■ **Items**

--------------------

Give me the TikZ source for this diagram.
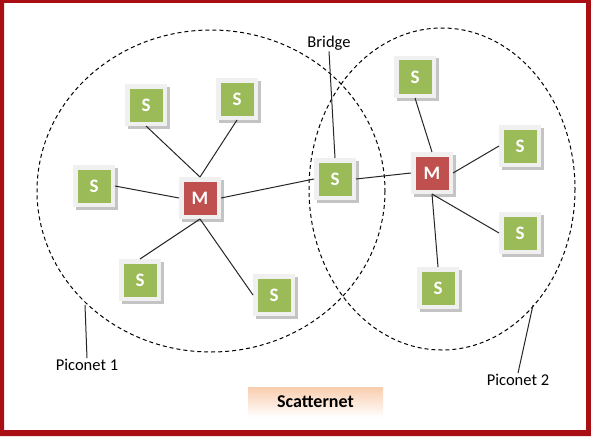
\documentclass[tikz,border=0pt]{standalone}
\usepackage{fontspec}
\setmainfont{Carlito}
\usetikzlibrary{shadows}
\definecolor{sgreen}{HTML}{9BBB59}
\definecolor{mred}{HTML}{C0504D}
\definecolor{framegray}{HTML}{F0F0F0}
\definecolor{shadowgray}{HTML}{C4C4C4}
\definecolor{borderred}{HTML}{A80E14}
\definecolor{peach}{HTML}{F9CDAE}
\begin{document}
\begin{tikzpicture}[x=1pt,y=-1pt,
  unit/.style={rectangle, minimum size=37.5pt, inner sep=0pt, line width=4.5pt,
    draw=framegray, text=white, font=\bfseries\fontsize{19}{19}\selectfont,
    general shadow={draw=shadowgray, fill=shadowgray, line width=4.5pt,
      shadow xshift=2.5pt, shadow yshift=-2.5pt}},
  snode/.style={unit, fill=sgreen},
  mnode/.style={unit, fill=mred},
  link/.style={line width=1pt, black!85},
  net/.style={dash pattern=on 4pt off 3pt, line width=1pt},
  lbl/.style={font=\fontsize{16.5}{17}\selectfont, inner sep=1pt}
]
\useasboundingbox (0,0) rectangle (591,436);
\fill[white] (0,0) rectangle (591,436);
\fill[borderred, even odd rule] (0,0) rectangle (591,436) (4,3) rectangle (586,430);

% piconets
\draw[net] (211,191) ellipse [x radius=174, y radius=161];
\draw[net] (442,189) ellipse [x radius=133, y radius=161];

% nodes
\node[snode] (s1) at (146,105) {S};
\node[snode] (s2) at (237,99) {S};
\node[snode] (s3) at (94,186) {S};
\node[mnode] (m1) at (200,198) {M};
\node[snode] (s4) at (140,280) {S};
\node[snode] (s5) at (274,295) {S};
\node[snode] (b) at (335,179) {S};
\node[mnode] (m2) at (432,173) {M};
\node[snode] (s6) at (415,77) {S};
\node[snode] (s7) at (520,146) {S};
\node[snode] (s8) at (520,233) {S};
\node[snode] (s9) at (438,288) {S};

% links
\draw[link] (s1.south) -- (m1.north);
\draw[link] (s2.south) -- (m1.north);
\draw[link] (s3.east) -- (m1.west);
\draw[link] (m1.south) -- (s4.north);
\draw[link] (m1.south) -- (s5.west);
\draw[link] (m1.east) -- (b.west);
\draw[link] (b.east) -- (m2.west);
\draw[link] (s6.south) -- (m2.north);
\draw[link] (m2.east) -- (s7.west);
\draw[link] (m2.south) -- (s8.west);
\draw[link] (m2.south) -- (s9.north);

% labels
\node[lbl] (bl) at (329,43) {Bridge};
\draw[link] (bl.south) -- (b.north);
\node[lbl] (p1l) at (87,365) {Piconet 1};
\coordinate (p1) at (85,305);
\draw[link] (p1l.north) -- (p1);
\node[lbl] (p2l) at (518,380) {Piconet 2};
\coordinate (p2) at (533,305);
\draw[link] (p2l.north) -- (p2);

% title
\node[top color=peach, bottom color=white, minimum width=135pt, minimum height=30pt,
  font=\bfseries\fontsize{18}{18}\selectfont] (title) at (315.5,402) {Scatternet};
\end{tikzpicture}
\end{document}
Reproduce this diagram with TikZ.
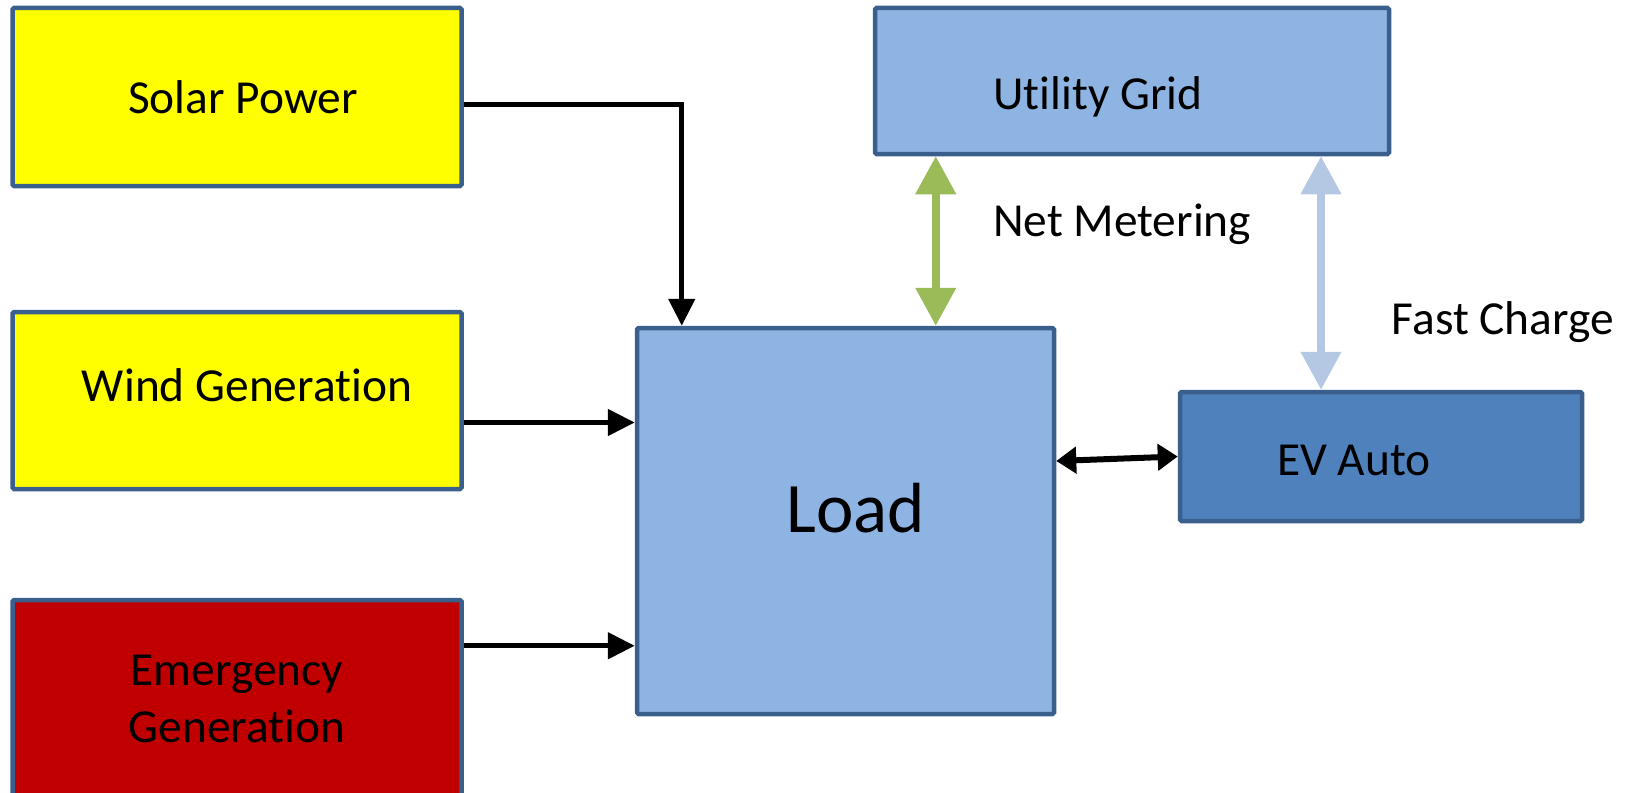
\documentclass[tikz,border=0pt]{standalone}
\usepackage{fontspec}
\setmainfont{Carlito}[Ligatures={NoCommon,NoRare}]
\usetikzlibrary{arrows.meta}
\definecolor{boxblue}{HTML}{8EB4E3}
\definecolor{boxedge}{HTML}{3B5F8C}
\definecolor{evblue}{HTML}{4F81BD}
\definecolor{sunyellow}{HTML}{FFFF00}
\definecolor{alarmred}{HTML}{C00000}
\definecolor{metergreen}{HTML}{9BBB59}
\definecolor{chargeblue}{HTML}{B4C8E4}

\begin{document}
\begin{tikzpicture}[x=1pt,y=-1pt,
    block/.style={draw=boxedge,line width=4.5pt,rounded corners=1.5pt,inner sep=0pt},
    txt/.style={font=\fontsize{47.4pt}{57pt}\selectfont,align=center,inner sep=0pt},
    flow/.style={line width=5pt,-{Triangle[length=27pt,width=26pt]}},
    swap/.style={line width=6pt,{Triangle[length=20pt,width=26pt]}-{Triangle[length=20pt,width=26pt]}},
    wide/.style={line width=7.5pt,{Triangle[length=38pt,width=39pt]}-{Triangle[length=38pt,width=39pt]}}]
    \useasboundingbox (0,0) rectangle (1637,792);
    \node[block,fill=sunyellow,minimum width=449pt,minimum height=178pt] (solar) at (237,97) {};
    \node[block,fill=sunyellow,minimum width=449pt,minimum height=177pt] (wind) at (237,400.5) {};
    \node[block,fill=alarmred,minimum width=449pt,minimum height=210pt] (emerg) at (237,705) {};
    \node[block,fill=boxblue,minimum width=417pt,minimum height=386pt] (load) at (845.5,521) {};
    \node[block,fill=boxblue,minimum width=514pt,minimum height=146pt] (grid) at (1132,81) {};
    \node[block,fill=evblue,minimum width=402pt,minimum height=129pt] (ev) at (1381,456.5) {};
    \node[txt] (solartxt) at (243,97) {Solar Power};
    \node[txt] (windtxt) at (247,385) {Wind Generation};
    \node[txt] (emergtxt) at (237,699) {Emergency\\Generation};
    \node[txt,font=\fontsize{71pt}{85pt}\selectfont] (loadtxt) at (856,508) {Load};
    \node[txt] (gridtxt) at (1098,97) {Utility Grid};
    \node[txt] (evtxt) at (1354,460) {EV Auto};
    \node[txt] (nettxt) at (1122,224) {Net Metering};
    \node[txt] (fasttxt) at (1503,322) {Fast Charge};
    \draw[flow] ([yshift=-7pt]solar.east) -| ([xshift=47pt]load.north west);
    \draw[flow] ([yshift=-22pt]wind.east) coordinate (w) -- (w -| load.west);
    \draw[flow] ([yshift=-48pt]emerg.north east) coordinate (e) -- (e -| load.west);
    \draw[wide,metergreen] ([xshift=63pt]grid.south west) coordinate (g) -- (g |- load.north);
    \draw[wide,chargeblue] ([xshift=-60pt]ev.north) coordinate (c) -- (c |- grid.south);
    \draw[swap] ([yshift=60pt]load.east) -- (ev.west);
  \end{tikzpicture}
\end{document}
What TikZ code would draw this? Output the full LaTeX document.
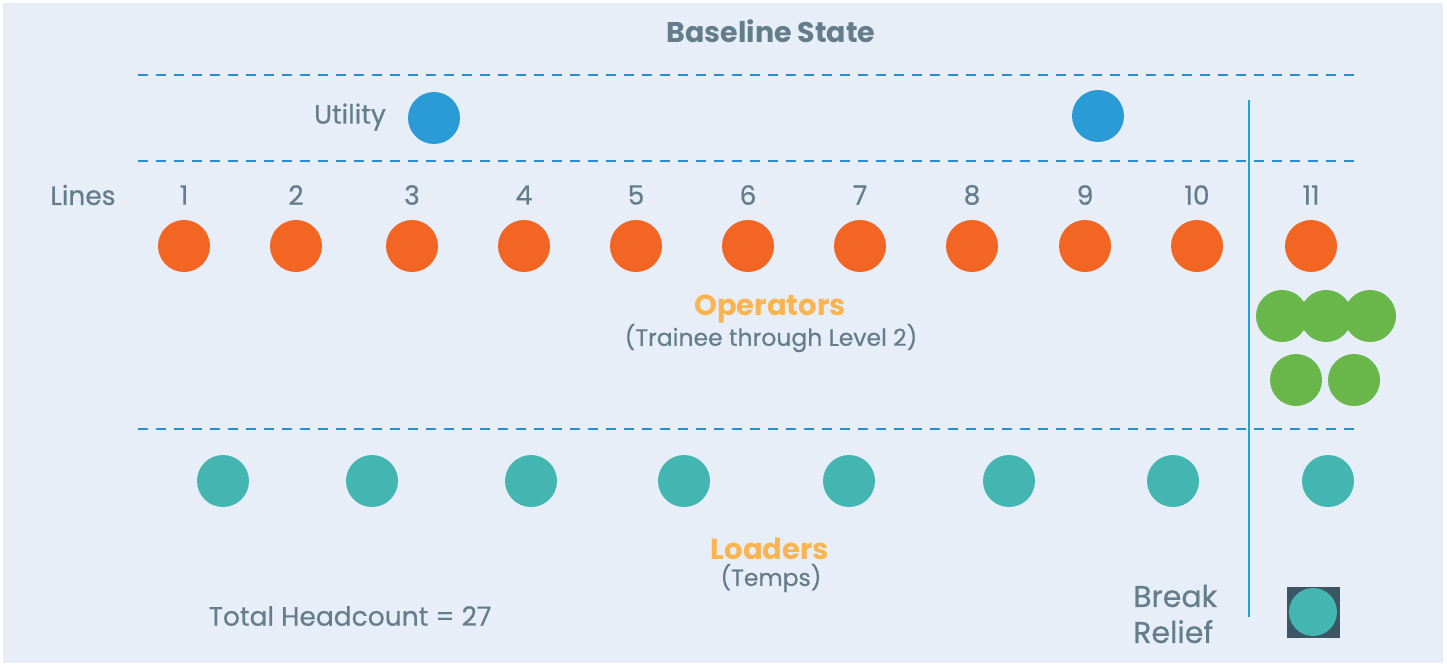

--------------------

■ **Task goal**
Of the lines above, how many include the word "this"? Reply with the number alone.

■ **Answer to the exercise**
3